Provided data:

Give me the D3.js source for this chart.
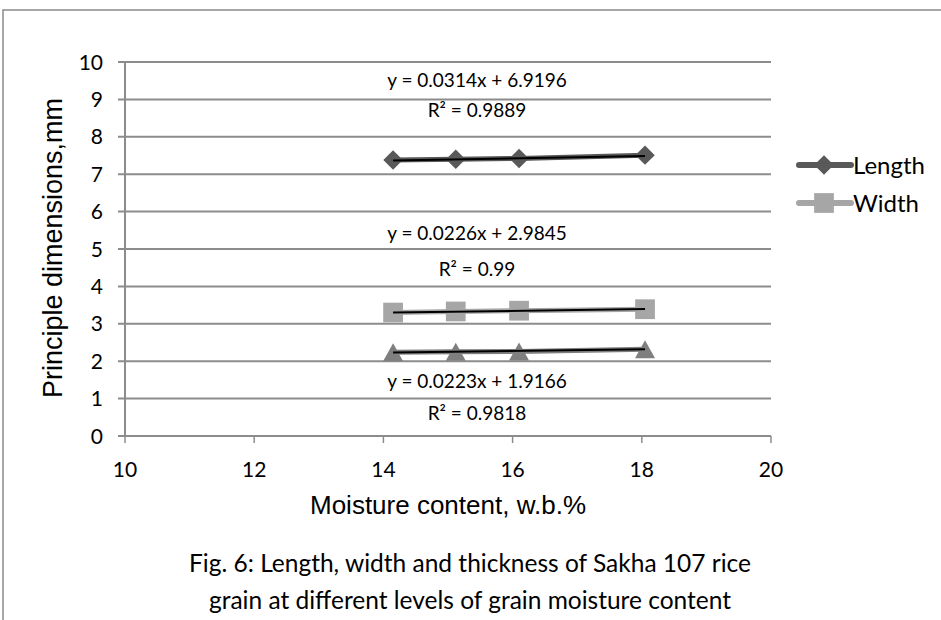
<!DOCTYPE html>
<html>
<head>
<meta charset="utf-8">
<script src="https://cdn.jsdelivr.net/npm/d3@7"></script>
<style>
  body { margin: 0; background: #fff; }
  svg text { fill: #000; }
</style>
</head>
<body>
<svg id="chart" width="941" height="620"></svg>
<script>
const moisture = [14.15, 15.12, 16.1, 18.05];
const lengthVals = [7.38, 7.40, 7.42, 7.51];
const widthVals = [3.30, 3.33, 3.35, 3.39];
const thickVals = [2.24, 2.25, 2.26, 2.32];

const xTicks = [10, 12, 14, 16, 18, 20];
const yTicks = [0, 1, 2, 3, 4, 5, 6, 7, 8, 9, 10];

const trendLabels = [
  { eq: 'y = 0.0314x + 6.9196', r2: 'R² = 0.9889', slope: 0.0314, icpt: 6.9196 },
  { eq: 'y = 0.0226x + 2.9845', r2: 'R² = 0.99', slope: 0.0226, icpt: 2.9845 },
  { eq: 'y = 0.0223x + 1.9166', r2: 'R² = 0.9818', slope: 0.0223, icpt: 1.9166 }
];

const DARK = '#595959';
const LIGHT = '#A6A6A6';
const MID = '#7F7F7F';
const GRID = '#8C8C8C';
const FONT = 'Lato, "Open Sans", sans-serif';
const SANS = '"Liberation Sans", Arial, sans-serif';

// Excel style markers, centred on their bounding box
const diamond = {
  draw(ctx, size) {
    const r = Math.sqrt(size / 2);
    ctx.moveTo(0, -r); ctx.lineTo(r, 0); ctx.lineTo(0, r); ctx.lineTo(-r, 0); ctx.closePath();
  }
};
const triangle = {
  draw(ctx, size) {
    const w = Math.sqrt(size * 2 / 0.9);
    const h = w * 0.9;
    ctx.moveTo(0, -h / 2); ctx.lineTo(w / 2, h / 2); ctx.lineTo(-w / 2, h / 2); ctx.closePath();
  }
};

const svg = d3.select('#chart');

// outer frame
svg.append('path')
  .attr('d', 'M3,620 L3,10 L941,10')
  .attr('fill', 'none')
  .attr('stroke', '#8a8a8a')
  .attr('stroke-width', 1.5);

const x = d3.scaleLinear().domain([10, 20]).range([125, 771]);
const y = d3.scaleLinear().domain([0, 10]).range([436, 62]);

// grid
svg.append('g')
  .selectAll('line')
  .data(yTicks)
  .join('line')
    .attr('x1', x(10) - 7)
    .attr('x2', x(20))
    .attr('y1', d => y(d))
    .attr('y2', d => y(d))
    .attr('stroke', GRID)
    .attr('stroke-width', 2);

svg.append('line')
  .attr('x1', x(10)).attr('x2', x(10))
  .attr('y1', y(10)).attr('y2', y(0))
  .attr('stroke', GRID).attr('stroke-width', 2);

svg.append('g')
  .selectAll('line')
  .data(xTicks)
  .join('line')
    .attr('x1', d => x(d)).attr('x2', d => x(d))
    .attr('y1', y(0)).attr('y2', y(0) + 7)
    .attr('stroke', GRID).attr('stroke-width', 1.5);

svg.append('g')
  .selectAll('text')
  .data(yTicks)
  .join('text')
    .attr('x', x(10) - 22)
    .attr('y', d => y(d))
    .attr('dy', '0.36em')
    .attr('text-anchor', 'end')
    .style('font-family', FONT)
    .style('font-size', '21px')
    .text(d => d);

svg.append('g')
  .selectAll('text')
  .data(xTicks)
  .join('text')
    .attr('x', d => x(d))
    .attr('y', y(0) + 41)
    .attr('text-anchor', 'middle')
    .style('font-family', FONT)
    .style('font-size', '21px')
    .text(d => d);

svg.append('text')
  .attr('x', 448)
  .attr('y', 514)
  .attr('text-anchor', 'middle')
  .style('font-family', SANS)
  .style('font-size', '26px')
  .text('Moisture content, w.b.%');

svg.append('text')
  .attr('transform', 'translate(62,248) rotate(-90)')
  .attr('text-anchor', 'middle')
  .style('font-family', SANS)
  .style('font-size', '27px')
  .text('Principle dimensions,mm');

// series
const series = [
  { name: 'Length', vals: lengthVals, color: DARK, shape: diamond, size: 190 },
  { name: 'Width', vals: widthVals, color: LIGHT, shape: d3.symbolSquare, size: 390 },
  { name: 'Thickness', vals: thickVals, color: MID, shape: triangle, size: 180 }
];

const line = d3.line()
  .x(d => x(d[0]))
  .y(d => y(d[1]));

series.forEach((s, i) => {
  const pts = moisture.map((m, j) => [m, s.vals[j]]);
  svg.append('path')
    .attr('d', line(pts))
    .attr('fill', 'none')
    .attr('stroke', s.color)
    .attr('stroke-width', 5);

  svg.append('g')
    .selectAll('path')
    .data(pts)
    .join('path')
      .attr('transform', d => `translate(${x(d[0])},${y(d[1])})`)
      .attr('d', d3.symbol().type(s.shape).size(s.size))
      .attr('fill', s.color);

  const t = trendLabels[i];
  const x0 = moisture[0];
  const x1 = moisture[moisture.length - 1];
  svg.append('line')
    .attr('x1', x(x0)).attr('x2', x(x1))
    .attr('y1', y(t.slope * x0 + t.icpt))
    .attr('y2', y(t.slope * x1 + t.icpt))
    .attr('stroke', '#000')
    .attr('stroke-width', 2);
});

// trendline labels
const labelPos = [[477, 87, 117], [477, 240, 276], [477, 388, 420]];
trendLabels.forEach((t, i) => {
  const [lx, ey, ry] = labelPos[i];
  svg.append('text')
    .attr('x', lx).attr('y', ey)
    .attr('text-anchor', 'middle')
    .style('font-family', FONT)
    .style('font-size', '19px')
    .text(t.eq);
  svg.append('text')
    .attr('x', lx).attr('y', ry)
    .attr('text-anchor', 'middle')
    .style('font-family', FONT)
    .style('font-size', '19px')
    .text(t.r2);
});

// legend
const legend = svg.append('g');
series.slice(0, 2).forEach((s, i) => {
  const ly = 165 + i * 38;
  legend.append('line')
    .attr('x1', 799).attr('x2', 851)
    .attr('y1', ly).attr('y2', ly)
    .attr('stroke', s.color)
    .attr('stroke-width', 6)
    .attr('stroke-linecap', 'round');
  legend.append('path')
    .attr('transform', `translate(824,${ly})`)
    .attr('d', d3.symbol().type(s.shape).size(s.size))
    .attr('fill', s.color);
  legend.append('text')
    .attr('x', 853).attr('y', ly)
    .attr('dy', '0.36em')
    .style('font-family', FONT)
    .style('font-size', '24px')
    .text(s.name);
});

// caption
const caption = [
  'Fig. 6: Length, width and thickness of Sakha 107 rice',
  'grain at different levels of grain moisture content'
];
svg.append('g')
  .selectAll('text')
  .data(caption)
  .join('text')
    .attr('x', 470)
    .attr('y', (d, i) => 572 + i * 37)
    .attr('text-anchor', 'middle')
    .style('font-family', FONT)
    .style('font-size', '24.5px')
    .text(d => d);
</script>
</body>
</html>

Exercise directions: Reproduce the listing word for word and omit its pictures.

Result of the exercise:
Give me the D3.js source for this chart.
<!DOCTYPE html>
<html>
<head>
<meta charset="utf-8">
<script src="https://cdn.jsdelivr.net/npm/d3@7"></script>
<style>
  body { margin: 0; background: #fff; }
  svg text { fill: #000; }
</style>
</head>
<body>
<svg id="chart" width="941" height="620"></svg>
<script>
const moisture = [14.15, 15.12, 16.1, 18.05];
const lengthVals = [7.38, 7.40, 7.42, 7.51];
const widthVals = [3.30, 3.33, 3.35, 3.39];
const thickVals = [2.24, 2.25, 2.26, 2.32];

const xTicks = [10, 12, 14, 16, 18, 20];
const yTicks = [0, 1, 2, 3, 4, 5, 6, 7, 8, 9, 10];

const trendLabels = [
  { eq: 'y = 0.0314x + 6.9196', r2: 'R² = 0.9889', slope: 0.0314, icpt: 6.9196 },
  { eq: 'y = 0.0226x + 2.9845', r2: 'R² = 0.99', slope: 0.0226, icpt: 2.9845 },
  { eq: 'y = 0.0223x + 1.9166', r2: 'R² = 0.9818', slope: 0.0223, icpt: 1.9166 }
];

const DARK = '#595959';
const LIGHT = '#A6A6A6';
const MID = '#7F7F7F';
const GRID = '#8C8C8C';
const FONT = 'Lato, "Open Sans", sans-serif';
const SANS = '"Liberation Sans", Arial, sans-serif';

// Excel style markers, centred on their bounding box
const diamond = {
  draw(ctx, size) {
    const r = Math.sqrt(size / 2);
    ctx.moveTo(0, -r); ctx.lineTo(r, 0); ctx.lineTo(0, r); ctx.lineTo(-r, 0); ctx.closePath();
  }
};
const triangle = {
  draw(ctx, size) {
    const w = Math.sqrt(size * 2 / 0.9);
    const h = w * 0.9;
    ctx.moveTo(0, -h / 2); ctx.lineTo(w / 2, h / 2); ctx.lineTo(-w / 2, h / 2); ctx.closePath();
  }
};

const svg = d3.select('#chart');

// outer frame
svg.append('path')
  .attr('d', 'M3,620 L3,10 L941,10')
  .attr('fill', 'none')
  .attr('stroke', '#8a8a8a')
  .attr('stroke-width', 1.5);

const x = d3.scaleLinear().domain([10, 20]).range([125, 771]);
const y = d3.scaleLinear().domain([0, 10]).range([436, 62]);

// grid
svg.append('g')
  .selectAll('line')
  .data(yTicks)
  .join('line')
    .attr('x1', x(10) - 7)
    .attr('x2', x(20))
    .attr('y1', d => y(d))
    .attr('y2', d => y(d))
    .attr('stroke', GRID)
    .attr('stroke-width', 2);

svg.append('line')
  .attr('x1', x(10)).attr('x2', x(10))
  .attr('y1', y(10)).attr('y2', y(0))
  .attr('stroke', GRID).attr('stroke-width', 2);

svg.append('g')
  .selectAll('line')
  .data(xTicks)
  .join('line')
    .attr('x1', d => x(d)).attr('x2', d => x(d))
    .attr('y1', y(0)).attr('y2', y(0) + 7)
    .attr('stroke', GRID).attr('stroke-width', 1.5);

svg.append('g')
  .selectAll('text')
  .data(yTicks)
  .join('text')
    .attr('x', x(10) - 22)
    .attr('y', d => y(d))
    .attr('dy', '0.36em')
    .attr('text-anchor', 'end')
    .style('font-family', FONT)
    .style('font-size', '21px')
    .text(d => d);

svg.append('g')
  .selectAll('text')
  .data(xTicks)
  .join('text')
    .attr('x', d => x(d))
    .attr('y', y(0) + 41)
    .attr('text-anchor', 'middle')
    .style('font-family', FONT)
    .style('font-size', '21px')
    .text(d => d);

svg.append('text')
  .attr('x', 448)
  .attr('y', 514)
  .attr('text-anchor', 'middle')
  .style('font-family', SANS)
  .style('font-size', '26px')
  .text('Moisture content, w.b.%');

svg.append('text')
  .attr('transform', 'translate(62,248) rotate(-90)')
  .attr('text-anchor', 'middle')
  .style('font-family', SANS)
  .style('font-size', '27px')
  .text('Principle dimensions,mm');

// series
const series = [
  { name: 'Length', vals: lengthVals, color: DARK, shape: diamond, size: 190 },
  { name: 'Width', vals: widthVals, color: LIGHT, shape: d3.symbolSquare, size: 390 },
  { name: 'Thickness', vals: thickVals, color: MID, shape: triangle, size: 180 }
];

const line = d3.line()
  .x(d => x(d[0]))
  .y(d => y(d[1]));

series.forEach((s, i) => {
  const pts = moisture.map((m, j) => [m, s.vals[j]]);
  svg.append('path')
    .attr('d', line(pts))
    .attr('fill', 'none')
    .attr('stroke', s.color)
    .attr('stroke-width', 5);

  svg.append('g')
    .selectAll('path')
    .data(pts)
    .join('path')
      .attr('transform', d => `translate(${x(d[0])},${y(d[1])})`)
      .attr('d', d3.symbol().type(s.shape).size(s.size))
      .attr('fill', s.color);

  const t = trendLabels[i];
  const x0 = moisture[0];
  const x1 = moisture[moisture.length - 1];
  svg.append('line')
    .attr('x1', x(x0)).attr('x2', x(x1))
    .attr('y1', y(t.slope * x0 + t.icpt))
    .attr('y2', y(t.slope * x1 + t.icpt))
    .attr('stroke', '#000')
    .attr('stroke-width', 2);
});

// trendline labels
const labelPos = [[477, 87, 117], [477, 240, 276], [477, 388, 420]];
trendLabels.forEach((t, i) => {
  const [lx, ey, ry] = labelPos[i];
  svg.append('text')
    .attr('x', lx).attr('y', ey)
    .attr('text-anchor', 'middle')
    .style('font-family', FONT)
    .style('font-size', '19px')
    .text(t.eq);
  svg.append('text')
    .attr('x', lx).attr('y', ry)
    .attr('text-anchor', 'middle')
    .style('font-family', FONT)
    .style('font-size', '19px')
    .text(t.r2);
});

// legend
const legend = svg.append('g');
series.slice(0, 2).forEach((s, i) => {
  const ly = 165 + i * 38;
  legend.append('line')
    .attr('x1', 799).attr('x2', 851)
    .attr('y1', ly).attr('y2', ly)
    .attr('stroke', s.color)
    .attr('stroke-width', 6)
    .attr('stroke-linecap', 'round');
  legend.append('path')
    .attr('transform', `translate(824,${ly})`)
    .attr('d', d3.symbol().type(s.shape).size(s.size))
    .attr('fill', s.color);
  legend.append('text')
    .attr('x', 853).attr('y', ly)
    .attr('dy', '0.36em')
    .style('font-family', FONT)
    .style('font-size', '24px')
    .text(s.name);
});

// caption
const caption = [
  'Fig. 6: Length, width and thickness of Sakha 107 rice',
  'grain at different levels of grain moisture content'
];
svg.append('g')
  .selectAll('text')
  .data(caption)
  .join('text')
    .attr('x', 470)
    .attr('y', (d, i) => 572 + i * 37)
    .attr('text-anchor', 'middle')
    .style('font-family', FONT)
    .style('font-size', '24.5px')
    .text(d => d);
</script>
</body>
</html>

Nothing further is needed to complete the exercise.